- Utility player
- Born: October 30, 1970 (age 55) Houston, Texas, U.S.
- Bats: LeftThrows: Right
- Stats at Baseball Reference

Medals
Men's baseball
Representing United States
Men's Olympics
| Gold medal – first place | 2000 Sydney | Team competition |

= John Cotton (baseball) =

John Cotton (born October 30, 1970) is an American former professional baseball player and an Olympic gold medalist in baseball. Cotton has played 15 seasons in minor league baseball, his last coming in 2003. Over his career, he has played in the Cleveland Indians organization (1989–1993), the San Diego Padres organization (1994–1995), the Detroit Tigers organization (1996), the Chicago White Sox organization (1997), the Chicago Cubs organization (1998), the Colorado Rockies organization (1999–2000), the Montreal Expos organization (2001), the Los Angeles Dodgers organization (2001), the Pittsburgh Pirates organization (2001), and independent league baseball (2002–2003). During the 2000 Sydney Olympic Games, Cotton won a gold medal as a member of the United States national baseball team. Cotton has batted .256 with 1361 hits, 237 doubles, 59 triples and 190 home runs in 1530 minor league games. On the defensive side, Cotton has played 457 career games at second base, 570 in the outfield, 162 games at third base, 191 at first base, 35 games at shortstop and one game at catcher.

==Professional career==
Cotton was drafted by the Cleveland Indians in the tenth round of the 1989 Major League Baseball draft out of Angelina College. He began his professional career with the rookie-level Burlington Indians. With Burlington, Cotton batted .207 with 47 hits, five doubles, one triples, and two home runs in 64 games. In the field, Cotton played all 64 games at second base and committed 29 errors in 306 total chances. The next season, 1990, Cotton played for the Class-A Short Season Watertown Indians. In 73 games that season, Cotton batted .210 with 60 hits, nine doubles, four triples, and two home runs. He played all of his 73 games at second base, committing 26 errors in 364 total chances. In 1991, Cotton played for the Class-A Columbus Indians. With Columbus, Cotton batted .227 with 88 runs, 92 hits, 11 doubles, nine triples, 13 home runs, 42 runs batted in (RBIs) and 57 stolen bases in 122 games. Cotton was promoted to the Class-A Advanced Kinston Indians in 1992. With Kinston, Cotton batted .200 with 67 runs, 72 hits, seven doubles, three triples, 11 home runs, 39 RBIs, and 23 stolen bases in 103 games. Cotton stayed with Kinston in 1993 and batted .264 with 81 runs, 120 hits, 16 doubles, three RBIs, 13 home runs, 51 RBIs, 28 stolen bases, and 24 caught stealing in 127 games. Cotton primarily played in the outfield (125 games) in 1993, compared the previous seasons where he primarily played second base.

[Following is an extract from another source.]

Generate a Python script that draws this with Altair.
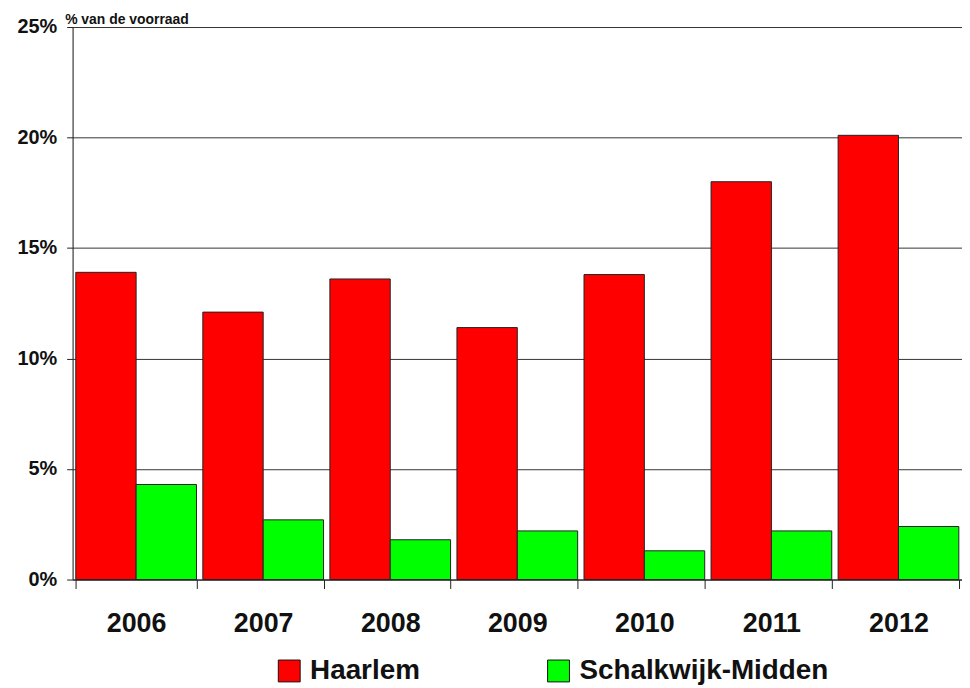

Cotton began playing in the San Diego Padres' organization in 1995. He played at three different levels in the Padres' organization with three different teams that season. The teams included the Class-A Springfield Sultans, the Class-A Advanced Rancho Cucamonga Quakes, and the Double-A Memphis Chicks. With the Sultans, Cotton batted .232 with 14 runs, 19 hits, five doubles, three triples, one home run, eight RBIs, and seven stolen bases in 24 games. At the Class-A Advanced level, he batted .205 with 35 runs, 35 hits, three doubles, two triples, four home runs, 19 RBIs, and nine stolen bases in 48 games.

==Other activities==
Since retiring from professional baseball, Cotton trained to be an emergency medical technician. He also enrolled into the Sugar Land Fire Academy and later became a firefighter with the Sugar Land Fire Department.